For the Daily Record 07/11/19
At the Labour conference I took a walk around Brighton with Tom Watson, it was a revelation.
The first person we (almost) bumped into was Jeremy Corbyn. But the weekend after the botched coup against the deputy leader he was in no mood to meet the boss.
We did, however, have several other encounters as we wandered through the Lanes.
“Are you still here?” someone shouted.
“They haven’t got me yet,” said the cheery pro-politician.
“That’s too bad then,” came the reply, but it was in jest. He was genuinely popular.
People flocked to greet him but Watson was most struck by one man whom he had met two years earlier.
“You changed my life,” said the man. “You got me dieting and look, I’ve lost two stone.”
Watson’s own inspiring transformation from “Big Lad” to svelte “Modfather” changed his outlook on life utterly. He looked and talked differently.
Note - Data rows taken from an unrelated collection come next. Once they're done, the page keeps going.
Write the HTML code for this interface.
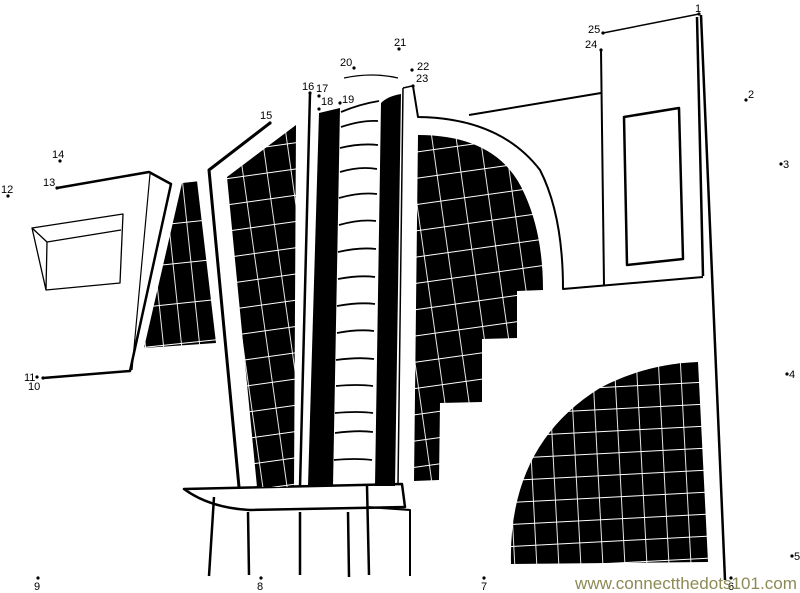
<!DOCTYPE html>
<html><head><meta charset="utf-8"><style>
html,body{margin:0;padding:0;background:#fff;}
svg{display:block}
text{font-family:"Liberation Sans",sans-serif;font-size:11px;fill:#000}
</style></head><body>
<svg width="800" height="593" viewBox="0 0 800 593" xmlns="http://www.w3.org/2000/svg">
<defs>
<pattern id="g1" width="18" height="40" patternUnits="userSpaceOnUse" patternTransform="rotate(-6)">
<rect width="18" height="40" fill="#000"/>
<path d="M0 0.5H18M0.5 0V40" stroke="#fff" stroke-width="0.9"/>
</pattern>
<pattern id="g2" width="24" height="26" patternUnits="userSpaceOnUse" patternTransform="rotate(-8)">
<rect width="24" height="26" fill="#000"/>
<path d="M0 0.5H24M0.5 0V26" stroke="#fff" stroke-width="0.9"/>
</pattern>
<pattern id="g3" width="22" height="22" patternUnits="userSpaceOnUse" patternTransform="rotate(-3)">
<rect width="22" height="22" fill="#000"/>
<path d="M0 0.5H22M0.5 0V22" stroke="#fff" stroke-width="0.9"/>
</pattern>
</defs>
<g fill="none" stroke="#000" stroke-linejoin="round">
<path d="M57 188 L149 172 L171 184 L130 371 L43 378" stroke-width="2.5"/>
<path d="M150 174 L132 370" stroke-width="1.2"/>
<path d="M32 228 L123 214 L120 283 L46 290 Z M32 228 L47 242 L121 230 M47 242 L46 290" stroke-width="1.3"/>
<path d="M270 123 L209 170 L239 487" stroke-width="3"/>
<path d="M310 93 L300 487" stroke-width="2.5"/>
<path d="M403 88 L412 86 M403 88 L398 485" stroke-width="1.5"/>
<path d="M413 86 L418 117 Q500 118 540 170 Q563 215 563 289 L703 277" stroke-width="2"/>
<path d="M469 115 L601 93" stroke-width="2"/>
<path d="M601 50 L604 285" stroke-width="2"/>
<path d="M603 33 L699 14" stroke-width="1.5"/>
<path d="M697 17 L703 276" stroke-width="2.5"/>
<path d="M701 15 L725 580" stroke-width="2.5"/>
<path d="M624 117 L679 108 L683 259 L627 265 Z" stroke-width="2.5"/>
<path d="M344 78 Q372 72 398 78" stroke-width="1.3"/>
<path d="M184 489 L402 484 L405 507 L250 510 Q210 508 184 489 Z" stroke-width="2.5" fill="#fff"/>
<path d="M367 507 L410 510 L410 576" stroke-width="2"/>
<path d="M214 497 L209 576 M248 512 L249 575 M300 512 L300 575 M348 512 L349 577 M367 486 L369 575" stroke-width="2.5"/>
</g>
<path d="M182 183 L197 181 L216 343 L144 348 Z" fill="url(#g1)"/>
<path d="M227 177 L296 125 L294 487 L257 487 Z" fill="url(#g2)"/>
<path d="M319 113 L340 108 L333 486 L308 486 Z" fill="#000"/>
<path d="M381 103 Q388 96 401 94 L395 486 L375 486 Z" fill="#000"/>
<path d="M418 135 Q500 135 525 195 Q543 235 543 290 L517 291 L517 338 L482 339 L482 402 L440 403 L439 480 L414 481 Z" fill="url(#g2)"/>
<path d="M698 362 L708 562 L511 564 Q508 445 600 388 Q645 364 698 362 Z" fill="url(#g3)"/>
<g fill="none" stroke="#000" stroke-width="1.8">
<path d="M341 112 Q360 104 379 101"/>
<path d="M341 127 Q362 120 378 121"/><path d="M340 148 Q360 143 378 145"/>
<path d="M340 172 Q360 166 377 169"/><path d="M339 198 Q360 192 377 194"/>
<path d="M339 225 Q360 219 376 221"/><path d="M338 252 Q360 247 376 249"/>
<path d="M338 279 Q360 275 375 277"/><path d="M337 306 Q360 302 375 304"/>
<path d="M337 333 Q358 329 374 331"/><path d="M336 360 Q358 357 374 359"/>
<path d="M336 386 Q358 384 373 386"/><path d="M335 413 Q358 411 373 413"/>
<path d="M335 433 Q358 430 373 432"/><path d="M334 460 Q356 458 372 460"/>
</g>
<g fill="#000">
<circle cx="699" cy="14" r="1.6"/><circle cx="746" cy="100" r="1.6"/><circle cx="781" cy="164" r="1.6"/>
<circle cx="787" cy="374" r="1.6"/><circle cx="792" cy="556" r="1.6"/><circle cx="731" cy="578" r="1.6"/>
<circle cx="484" cy="578" r="1.6"/><circle cx="261" cy="578" r="1.6"/><circle cx="38" cy="578" r="1.6"/>
<circle cx="43" cy="378" r="1.6"/><circle cx="37" cy="377" r="1.6"/><circle cx="8" cy="196" r="1.6"/>
<circle cx="57" cy="188" r="1.6"/><circle cx="60" cy="161" r="1.6"/><circle cx="270" cy="123" r="1.6"/>
<circle cx="310" cy="93" r="1.6"/><circle cx="319" cy="96" r="1.6"/><circle cx="319" cy="109" r="1.6"/>
<circle cx="340" cy="103" r="1.6"/><circle cx="354" cy="68" r="1.6"/><circle cx="399" cy="49" r="1.6"/>
<circle cx="412" cy="70" r="1.6"/><circle cx="413" cy="86" r="1.6"/><circle cx="601" cy="50" r="1.6"/>
<circle cx="603" cy="33" r="1.6"/>
</g>
<text x="695" y="12">1</text><text x="748" y="98">2</text><text x="783" y="168">3</text>
<text x="789" y="378">4</text><text x="794" y="560">5</text><text x="728" y="590">6</text>
<text x="481" y="590">7</text><text x="257" y="590">8</text><text x="34" y="590">9</text>
<text x="28" y="390">10</text><text x="24" y="381">11</text><text x="1" y="193">12</text>
<text x="43" y="186">13</text><text x="52" y="158">14</text><text x="260" y="119">15</text>
<text x="302" y="90">16</text><text x="316" y="92">17</text><text x="321" y="105">18</text>
<text x="342" y="103">19</text><text x="340" y="66">20</text><text x="394" y="46">21</text>
<text x="417" y="70">22</text><text x="416" y="82">23</text><text x="585" y="48">24</text>
<text x="588" y="33">25</text>
<text x="575" y="589" style="font-size:17px;fill:#8c8a55" textLength="222" lengthAdjust="spacingAndGlyphs">www.connectthedots101.com</text>
</svg>
</body></html>
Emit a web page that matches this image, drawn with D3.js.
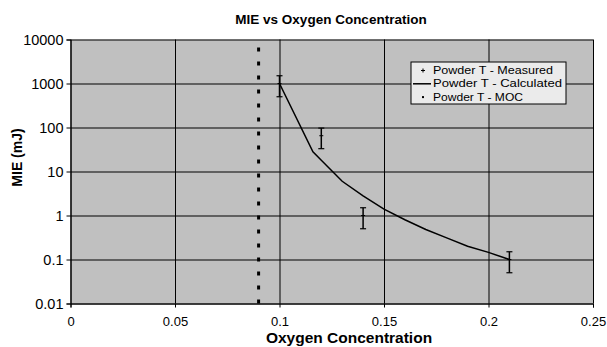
<!DOCTYPE html>
<html>
<head>
<meta charset="utf-8">
<script src="https://cdn.jsdelivr.net/npm/d3@7"></script>
<style>
  body { margin: 0; background: #fff; }
  text { font-family: "Liberation Sans", Arial, sans-serif; }
</style>
</head>
<body>
<figure id="chart" style="margin:0"></figure>
<script>
// measured MIE points with error bars
const measuredX = [0.10, 0.12, 0.14, 0.21];
const measuredY = [1000, 65, 1, 0.1];
const measuredErr = [500, 32, 0.5, 0.05];

// calculated curve
const calcX = [0.10, 0.116, 0.12, 0.13, 0.14, 0.15, 0.16, 0.17, 0.18, 0.19, 0.20, 0.21];
const calcY = [1000, 28, 18, 6, 2.8, 1.4, 0.8, 0.48, 0.31, 0.2, 0.145, 0.1];

// MOC vertical line
const mocX = [0.09, 0.09];
const mocY = [0.01, 10000];

const xTicks = [0, 0.05, 0.1, 0.15, 0.2, 0.25];
const yTicks = [0.01, 0.1, 1, 10, 100, 1000, 10000];
const seriesNames = ["Powder T - Measured", "Powder T - Calculated", "Powder T - MOC"];

const width = 607, height = 347;
const margin = { top: 39.5, right: 14, bottom: 43.5, left: 70.5 };

const svg = d3.select("figure#chart")
  .append("svg")
  .attr("width", width)
  .attr("height", height);

const x = d3.scaleLinear()
  .domain([0, 0.25])
  .range([margin.left, width - margin.right]);

const y = d3.scaleLog()
  .domain([0.01, 10000])
  .range([height - margin.bottom, margin.top]);

// plot area
svg.append("rect")
  .attr("x", x(0))
  .attr("y", y(10000))
  .attr("width", x(0.25) - x(0))
  .attr("height", y(0.01) - y(10000))
  .attr("fill", "#c0c0c0");

// grid lines
svg.append("g")
  .attr("transform", "translate(" + x(0) + ",0)")
  .call(d3.axisLeft(y).tickValues(yTicks).tickSize(-(x(0.25) - x(0))).tickFormat(""))
  .call(g => g.select(".domain").remove())
  .selectAll("line").attr("stroke", "#000");

svg.append("g")
  .attr("transform", "translate(0," + y(0.01) + ")")
  .call(d3.axisBottom(x).tickValues(xTicks).tickSize(-(y(0.01) - y(10000))).tickFormat(""))
  .call(g => g.select(".domain").remove())
  .selectAll("line").attr("stroke", "#000");

// axes
const fmtY = d => d < 1 ? String(d) : d3.format("d")(d);
svg.append("g")
  .attr("transform", "translate(" + x(0) + ",0)")
  .call(d3.axisLeft(y).tickValues(yTicks).tickSize(4).tickPadding(3).tickFormat(fmtY))
  .call(g => g.selectAll("text").attr("font-size", 14.5).attr("fill", "#000").attr("font-family", "Liberation Sans"))
  .call(g => g.selectAll("line, path").attr("stroke", "#000"));

svg.append("g")
  .attr("transform", "translate(0," + y(0.01) + ")")
  .call(d3.axisBottom(x).tickValues(xTicks).tickSize(4).tickPadding(9).tickFormat(d => String(d)))
  .call(g => g.selectAll("text").attr("font-size", 13).attr("fill", "#000").attr("font-family", "Liberation Sans"))
  .call(g => g.selectAll("line, path").attr("stroke", "#000"));

// MOC dotted line
svg.append("path")
  .datum(mocX.map((d, i) => [d, mocY[i]]))
  .attr("d", d3.line().x(d => x(d[0])).y(d => y(d[1])))
  .attr("stroke", "#000")
  .attr("stroke-width", 3)
  .attr("stroke-dasharray", "4,10")
  .attr("fill", "none");

// calculated line
svg.append("path")
  .datum(calcX.map((d, i) => [d, calcY[i]]))
  .attr("d", d3.line().x(d => x(d[0])).y(d => y(d[1])))
  .attr("stroke", "#000")
  .attr("stroke-width", 1.5)
  .attr("fill", "none");

// error bars
const pts = measuredX.map((d, i) => ({ x: d, y: measuredY[i], e: measuredErr[i] }));
const bars = svg.append("g").attr("stroke", "#000");
bars.selectAll(".eb")
  .data(pts)
  .enter()
  .append("line")
  .attr("x1", d => x(d.x)).attr("x2", d => x(d.x))
  .attr("y1", d => y(d.y + d.e)).attr("y2", d => y(d.y - d.e))
  .attr("stroke-width", 1.5);
bars.selectAll(".capTop")
  .data(pts)
  .enter()
  .append("line")
  .attr("x1", d => x(d.x) - 3).attr("x2", d => x(d.x) + 3)
  .attr("y1", d => y(d.y + d.e)).attr("y2", d => y(d.y + d.e))
  .attr("stroke-width", 1.2);
bars.selectAll(".capBot")
  .data(pts)
  .enter()
  .append("line")
  .attr("x1", d => x(d.x) - 3).attr("x2", d => x(d.x) + 3)
  .attr("y1", d => y(d.y - d.e)).attr("y2", d => y(d.y - d.e))
  .attr("stroke-width", 1.2);
bars.selectAll(".mark")
  .data(pts)
  .enter()
  .append("line")
  .attr("x1", d => x(d.x) - 2).attr("x2", d => x(d.x) + 2)
  .attr("y1", d => y(d.y)).attr("y2", d => y(d.y))
  .attr("stroke-width", 1);

// legend
const rowH = 13.3;
const lg = svg.append("g").attr("transform", "translate(411,62)");
lg.append("rect")
  .attr("width", 155).attr("height", 42)
  .attr("fill", "#ebebeb").attr("stroke", "#000").attr("stroke-width", 1);
seriesNames.forEach((name, i) => {
  lg.append("text")
    .attr("x", 22).attr("y", 12 + i * rowH)
    .attr("font-size", 11.5)
    .attr("textLength", [120, 129, 90][i])
    .attr("lengthAdjust", "spacingAndGlyphs")
    .text(name);
});
lg.append("path").attr("d", "M10,8.5h4M12,6.5v4").attr("stroke", "#000").attr("stroke-width", 1);
lg.append("line").attr("x1", 2).attr("x2", 20).attr("y1", 8.5 + rowH).attr("y2", 8.5 + rowH).attr("stroke", "#000").attr("stroke-width", 1.5);
lg.append("rect").attr("x", 11).attr("y", 7.5 + rowH * 2).attr("width", 2).attr("height", 2).attr("fill", "#000");

// titles
svg.append("text")
  .attr("x", 331).attr("y", 24)
  .attr("text-anchor", "middle")
  .attr("font-size", 13.5).attr("font-weight", "bold")
  .text("MIE vs Oxygen Concentration");

svg.append("text")
  .attr("x", 349).attr("y", 343)
  .attr("text-anchor", "middle")
  .attr("font-size", 15.5).attr("font-weight", "bold")
  .text("Oxygen Concentration");

svg.append("text")
  .attr("transform", "translate(21.5,157.5) rotate(-90)")
  .attr("text-anchor", "middle")
  .attr("font-size", 14).attr("font-weight", "bold")
  .text("MIE (mJ)");
</script>
</body>
</html>
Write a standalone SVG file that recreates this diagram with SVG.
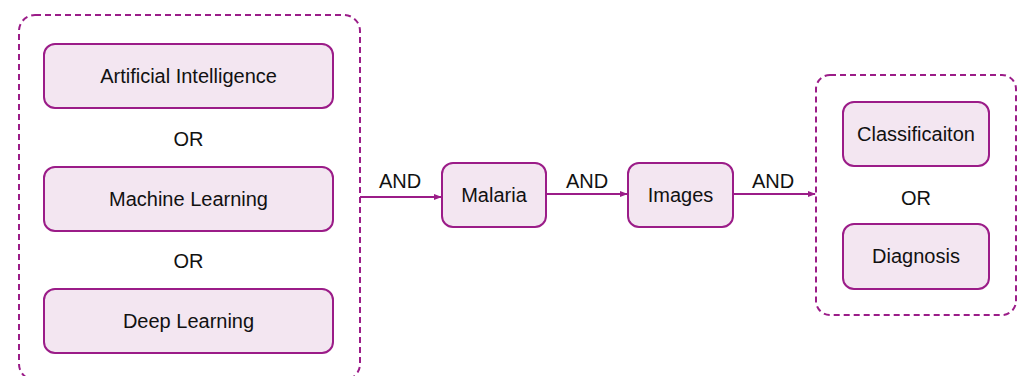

There was a sparkle in his eye when he spoke about health, less so when he talked about Labour.
On the way back to the conference he reminded us how he and his father once had their picture taken with Corbyn outside the hall. “Happy days, two years ago,” he joked.
But the laugh was hollow, the rift at the heart of Labour irreparable.
Tom Watson is one of the most tenacious and fearless campaigners of his generation, and his leaving is Labour’s loss.
With his departure a light goes off in the window for those who thought they could return to a moderate Labour party any time soon.